Hal’s Reading Diary: May 2008
Hal’s frustration when he encounters difficult words is sometimes matched by his dad’s frustration! Hal’s father, psychodynamic counsellor Roger Mills, reflects on what can happen.
Watching Hal slowly acquiring the skill of reading I often look back at my own experience of this stage and try to remember what it was like. But probably because it is just too distant I seem to have no memories at all of this period of life. I have a tiny handful of childhood memories that must come from a pre-reading era but none at all to do with learning to read.
This makes me wonder if I was one of those children for whom reading seems to suddenly fall into place. This in itself is a fascinating phenomenon. What has happened to make reading suddenly click? I think what is probably going on is that the knack of remembering words somehow falls into place – connections between visual appearance, and the sound and meaning of a word work easily for this kind of child allowing them to graduate permanently from the painstaking world of sounding words out syllable by syllable.

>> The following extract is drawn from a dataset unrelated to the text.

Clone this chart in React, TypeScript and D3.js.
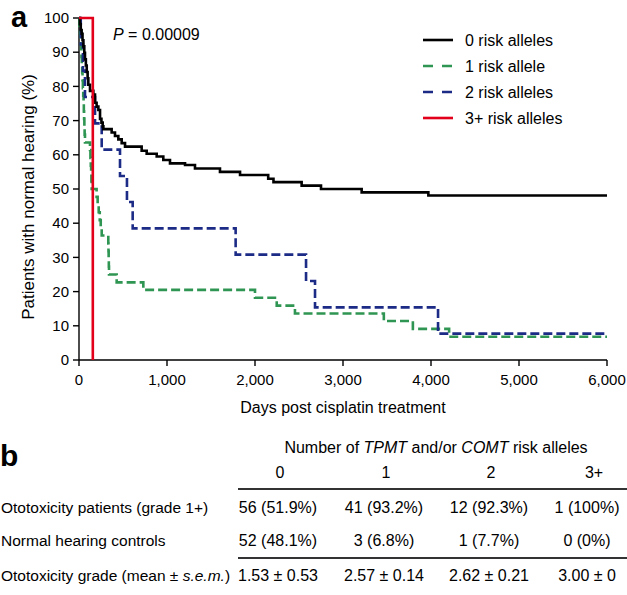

For many other children acquiring reading is not a question of a sudden, road to Damascus-like, conversion to literacy. There are, I am sure, many for whom building up the personal lexicon of words known is a gradual, bit by bit process. Possibly these children do have a moment when it all comes with a whoosh as well. But it is much later in the process.
Hal is certainly still at the painstaking, gradual word acquisition stage and it annoys him dreadfully at times. ‘I’m never going to be able to read’ he wailed the other day after a frustratingly difficult page where he kept getting things wrong. ‘You’ve got to try and try again,’ I kept saying. ‘It takes time. Have another go.’ But Hal had had enough. The frustration had got too much for him and it was the end of reading for that day.
Frustration is an interesting one too. What makes some children better able to deal with it than others? Psychologists would probably argue that there are several bits to this. To begin with there is what you are born with. Some of us are innately better at coping with things not going right, with having to slog away at a problem.
Then there is the question of how you are supported during your frustration. Hal’s tenacity is very noticeably greater if he is praised and encouraged when he gets something wrong when reading. If, on the other hand, the person helping him seems to get frustrated and starts to go down the you-really-ought-to-know-this-by-now route, he is likely to get upset and throw in the towel. I’m ashamed to say the former is more likely to come from Jo, the latter from me. Something I definitely need to work on.
The last piece of the jigsaw is what the child witnesses of how the people around them deal with frustration. Children absorb the behaviour that is modelled by their parents and carers. If a child sees a parent plugging away patiently at a problem until it is resolved they build up a sense that this is the way things should and can be done. But if parents start slamming doors and shouting as soon as they are frustrated then this is likely to become part of the child’s internal culture of behaviour. On this count, again, I’d have to put my hand up and say sometimes guilty. I’m perfectly patient when unstressed, less so when stressed.
These factors then are, I think, the key issues behind Hal’s frustrations as he slogs up the foothills of literacy. Some of the frustration is simply him. But a fair bit of it is influenced by us too. So plenty to work on for me this month as well as Hal.